Please message or reply to me if interested.

Thanks!


----------



## cuberswoop (Jul 14, 2022)

Jilli0 said:


> I'm wondering if it would be possible to create a meet up or maybe even a competition by the south-ish area in Wayne County (Some cities include, Southgate, Ann Arbor, Dearborn, Taylor, Flat Rock,, Wyandotte, or maybe even Canton if needed). From what I've seen here, there haven't been many posts about having a local cubing group around here or even MI in general (Let alone having a teen cuber group). It seems pretty tough to find people around here.
> 
> FYI I'm a thirteen year old girl.
> 
> ...


Hey, I remember you. You were at Port Huron at the McMorran (is that how you spell it?) sports center.


----------



## Jilli0 (Jul 14, 2022)

cuberswoop said:


> Hey, I remember you. You were at Port Huron at the McMorran (is that how you spell it?) sports center.


Yep!


----------



## GenTheThief (Jul 14, 2022)

The Michigan Cubing Club at the University of Michigan in Ann Arbor has a history of hosting multiple competitions every year. Seems that schedule has be interrupted due to the pandemic.

Looks like they've started again though, and if history repeats itself, there should be 4-5 comps in that area each year.
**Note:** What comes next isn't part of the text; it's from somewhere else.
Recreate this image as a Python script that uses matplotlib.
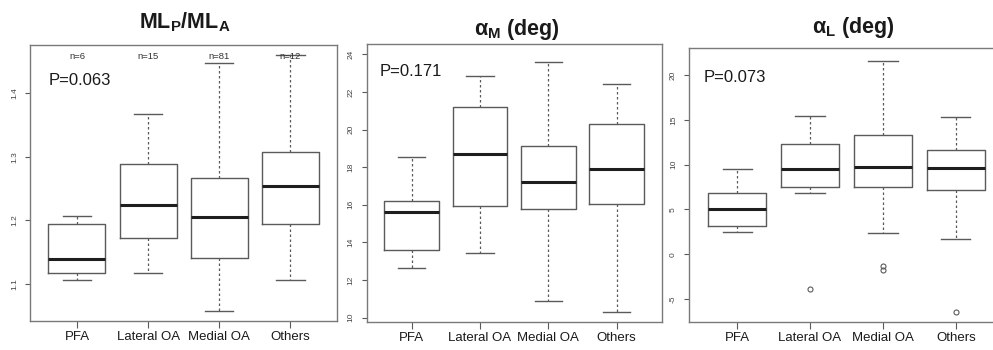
import matplotlib
matplotlib.use("Agg")
import matplotlib.pyplot as plt

plt.rcParams['font.family'] = ['Liberation Sans', 'DejaVu Sans']
plt.rcParams['mathtext.fontset'] = 'custom'
plt.rcParams['mathtext.rm'] = 'Liberation Sans'
plt.rcParams['mathtext.bf'] = 'Liberation Sans:bold'
plt.rcParams['mathtext.it'] = 'Liberation Sans:italic'

groups = ["PFA", "Lateral OA", "Medial OA", "Others"]
group_n = [6, 15, 81, 12]

# ML_P / ML_A
ratio_whislo = [1.106, 1.117, 1.056, 1.105]
ratio_q1 = [1.116, 1.172, 1.140, 1.194]
ratio_med = [1.139, 1.224, 1.205, 1.253]
ratio_q3 = [1.194, 1.289, 1.266, 1.308]
ratio_whishi = [1.207, 1.368, 1.447, 1.460]
ratio_fliers = [[], [], [], []]
ratio_p = "P=0.063"

# alpha_M (deg)
am_whislo = [12.61, 13.41, 10.89, 10.30]
am_q1 = [13.62, 15.91, 15.80, 16.03]
am_med = [15.62, 18.72, 17.22, 17.92]
am_q3 = [16.21, 21.22, 19.12, 20.27]
am_whishi = [18.53, 22.83, 23.57, 22.43]
am_fliers = [[], [], [], []]
am_p = "P=0.171"

# alpha_L (deg)
al_whislo = [2.50, 6.88, 2.39, 1.75]
al_q1 = [3.17, 7.49, 7.49, 7.19]
al_med = [5.01, 9.55, 9.74, 9.62]
al_q3 = [6.88, 12.28, 13.26, 11.65]
al_whishi = [9.47, 15.39, 21.58, 15.28]
al_fliers = [[], [-3.91], [-1.28, -1.73], [-6.42]]
al_p = "P=0.073"

W, H = 993, 350
fig = plt.figure(figsize=(W / 100, H / 100), dpi=100)


def px_rect(x0, y0, x1, y1):
    return [x0 / W, 1 - y1 / H, (x1 - x0) / W, (y1 - y0) / H]


def px_pt(x, y):
    return x / W, 1 - y / H


LINE = '#5a5a5a'
TXT = '#1a1a1a'


def draw_panel(rect, whislo, q1, med, q3, whishi, fliers, ylim, yticks):
    ax = fig.add_axes(rect)
    stats = []
    for i in range(len(groups)):
        stats.append(dict(whislo=whislo[i], q1=q1[i], med=med[i], q3=q3[i],
                          whishi=whishi[i], fliers=fliers[i], label=groups[i]))
    ax.bxp(stats, positions=range(1, len(groups) + 1), widths=0.8,
           boxprops=dict(color=LINE, linewidth=1.0),
           medianprops=dict(color='#1e1e1e', linewidth=2.2),
           whiskerprops=dict(color=LINE, linewidth=0.9, linestyle=(0, (2.0, 2.0))),
           capprops=dict(color=LINE, linewidth=1.0), capwidths=0.4,
           flierprops=dict(marker='o', markersize=3.6, markerfacecolor='none',
                           markeredgecolor=LINE, markeredgewidth=0.8))
    ax.set_xlim(0.34, 4.66)
    ax.set_ylim(*ylim)
    ax.set_yticks(yticks)
    ax.set_yticklabels([f"{t:g}" for t in yticks], rotation=90, va='center',
                       fontsize=6, color='#444444')
    ax.set_xticks(range(1, len(groups) + 1))
    ax.set_xticklabels(groups, fontsize=9.5, color=TXT)
    ax.tick_params(axis='x', length=4.8, width=0.8, color=LINE, pad=2.5)
    ax.tick_params(axis='y', length=3.6, width=0.8, color=LINE, pad=5.0)
    for s in ax.spines.values():
        s.set_color('#7a7a7a')
        s.set_linewidth(1.0)
    return ax


ax1 = draw_panel(px_rect(30, 45, 337.3, 321), ratio_whislo, ratio_q1, ratio_med,
                 ratio_q3, ratio_whishi, ratio_fliers, (1.041, 1.476),
                 [1.1, 1.2, 1.3, 1.4])
ax2 = draw_panel(px_rect(366.7, 44, 661.7, 321.7), am_whislo, am_q1, am_med,
                 am_q3, am_whishi, am_fliers, (9.78, 24.55),
                 [10, 12, 14, 16, 18, 20, 22, 24])
ax3 = draw_panel(px_rect(689, 48.3, 1004, 321.7), al_whislo, al_q1, al_med,
                 al_q3, al_whishi, al_fliers, (-7.54, 23.0),
                 [-5, 0, 5, 10, 15, 20])

# sample sizes along the top of the first panel
for i, n in enumerate(group_n):
    ax1.text(i + 1, 1.458, f"n={n}", ha='center', va='center', fontsize=6.8,
             color='#333333')

# p-values
for (x, y), p in zip([(48.3, 80.7), (379.3, 71.7), (703.3, 77.3)],
                     [ratio_p, am_p, al_p]):
    fig.text(*px_pt(x, y), p, ha='left', va='center', fontsize=12, color=TXT)

# panel titles
titles = [r'$\mathbf{ML_P/ML_A}$', r'$\mathbf{α_M}$ (deg)', r'$\mathbf{α_L}$ (deg)']
for (x, y), t in zip([(185, 28.5), (517, 35), (853, 33)], titles):
    fig.text(*px_pt(x, y), t, ha='center', va='baseline', fontsize=15.5,
             fontweight='bold', color=TXT)

fig.savefig("out.png", dpi=100, facecolor='white')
In addition, a Midwest Cubers Discord was recently made, so if you wanted to join that you could probably find some other michigan cubers in your area.


----------



## Jilli0 (Jul 14, 2022)

GenTheThief said:


> The Michigan Cubing Club at the University of Michigan in Ann Arbor has a history of hosting multiple competitions every year. Seems that schedule has be interrupted due to the pandemic.
> 
> Looks like they've started again though, and if history repeats itself, there should be 4-5 comps in that area each year.
> 
> In addition, a Midwest Cubers Discord was recently made, so if you wanted to join that you could probably find some other michigan cubers in your area.


Hey, thanks!


----------